According to VisionsLive Market Research, IBM just released a global survey of more than 360 marketing practitioners and one of the key findings is that marketers want to be better aligned with their IT organizations. You can see a 28-slide summary of the top findings here.
There’s a lot of data about the lousy tools most marketers have two analyze the flood of data they’re collecting, but the relevant point for tech pros is that “nearly 60% indicate that lack of IT alignment and integration are significant barriers to the adoption of technology.” Marketers say they work pretty well with IT organizations in general, but those at top-performing companies have better-than-average relationships.
The research breaks the respondent base into two categories: Top Performers and Rest of Population. It finds that the best marketers have higher-than-average involvement in products, price, placement and promotion than average. They’re also more likely to be involved in customer service, supply networks and multi-channel marketing. basically, they’re assuming a more central role in business strategy.
However, they’re mostly flying blind because analyzing results is a huge challenge. Among the the top problems are measuring effectiveness, juggling data coming in from multiple sources and managing complex business rules. Eighty-five percent of marketers say they need an integrated suite to manage multi-channel communications. And who better to help them get there than the technology pros?
Other interesting data: E-mail is kind of a mess. Two thirds of marketers don’t integrate e-mail data with other customer information or they integrate data manually, which doesn’t scale. Only 21% have mobile marketing campaigns and 80% handle mobile marketing on an ad hoc basis. We’re still very early stage with that channel.
Overall, there’s a lot of good news for marketing in this research. It establishes that companies that expand the role of marketing beyond mere messaging are seeing better business results. That’s a good thing, right?
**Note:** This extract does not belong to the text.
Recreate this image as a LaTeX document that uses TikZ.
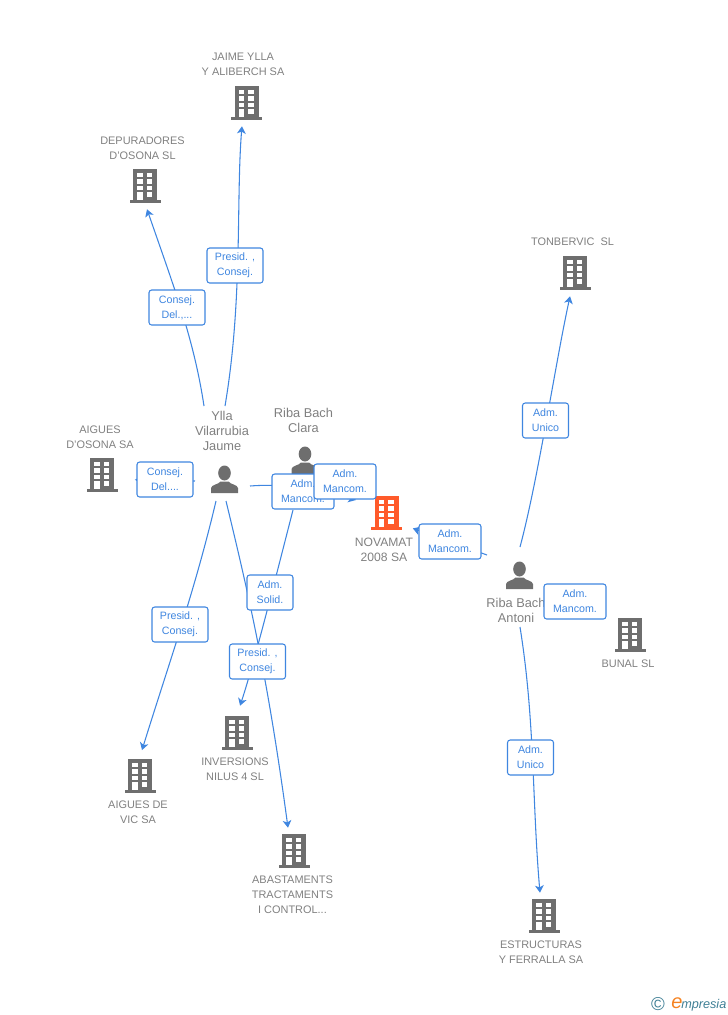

Good post, Paul. And the findings are right. Most companies out there are terrible marketing firms. Measurement is a lost art. Few have marketing automation. Many are still not doing content marketing. It’s really ugly out there.
In Information century. Not only marketers, but everyone of us need to have great processing information skill because of information overloaded.
We are very lucky in Malaysia since marketing channels are less then other western countries. And most consumers in Malaysia stick with only few marketing channels which make Malaysian marketers easier to engage them.